I do my best to be good and kind, but I'm human, and I fail at that from time to time. I'm not aiming to be perfect, just better every day.
And I do enjoy my life, but I know it could be much, much better. So what's standing in between me and a better life? Well, until a few months ago, you could say that I was standing in between me and a better life. (Don't try to picture it in your head ... it will just make your brain explode.)
Somewhere along the line, I got the idea that if I waited long enough that happiness would find me. That things would somehow play out the way I "deserved," or things would just somehow fall into place.
Um, really? Looking back, I wonder if I had a traumatic brain injury that I don't remember because I had, well, a traumatic brain injury. In hindsight, that's about the most egocentric (and dare I say stupid?) notion that I've been guilty of believing. I don't like to admit that I've been dumb, but there's no denying this one.
I tell my friends all the time that they — and they alone — control their lives. Finally, thank God, I told myself.
It was laziness mostly, that kept me so firmly attached to my mediocre life. I had excuse upon excuse to absolve myself of any responsibility for the mess my life had become.
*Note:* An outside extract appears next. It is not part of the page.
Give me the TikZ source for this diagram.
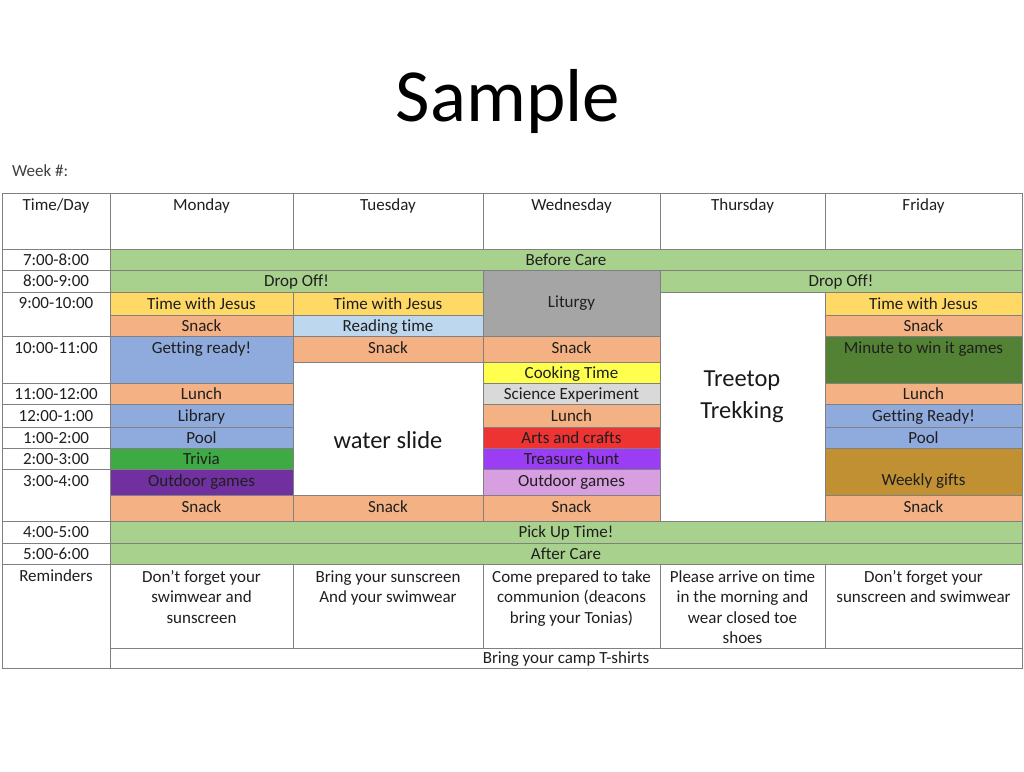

And truly, it actually wasn't my fault that it had become such a mess. But it was my fault for letting it stay that way for so long.
And so finally I untethered the excuses, and let go of the fear, and did something completely against my cautious nature: I jumped. And what I jumped into was a swirling, maddening vortex of uncertainty and insecurity and hard work and long hours and sacrifices and humility.
I knew that I was going to spend years like this. I knew that I would either succeed or fail. Mostly, what I knew was that I had to at least try, or that I would hate myself for the rest of my life for not doing so. If I do fail, I'll try something else, I suppose, because I'm certainly not going back to what I left.
Now, luckily, all that stands between me and happiness is a little hard work, some unflagging determination, and a heck of a lot of coffee.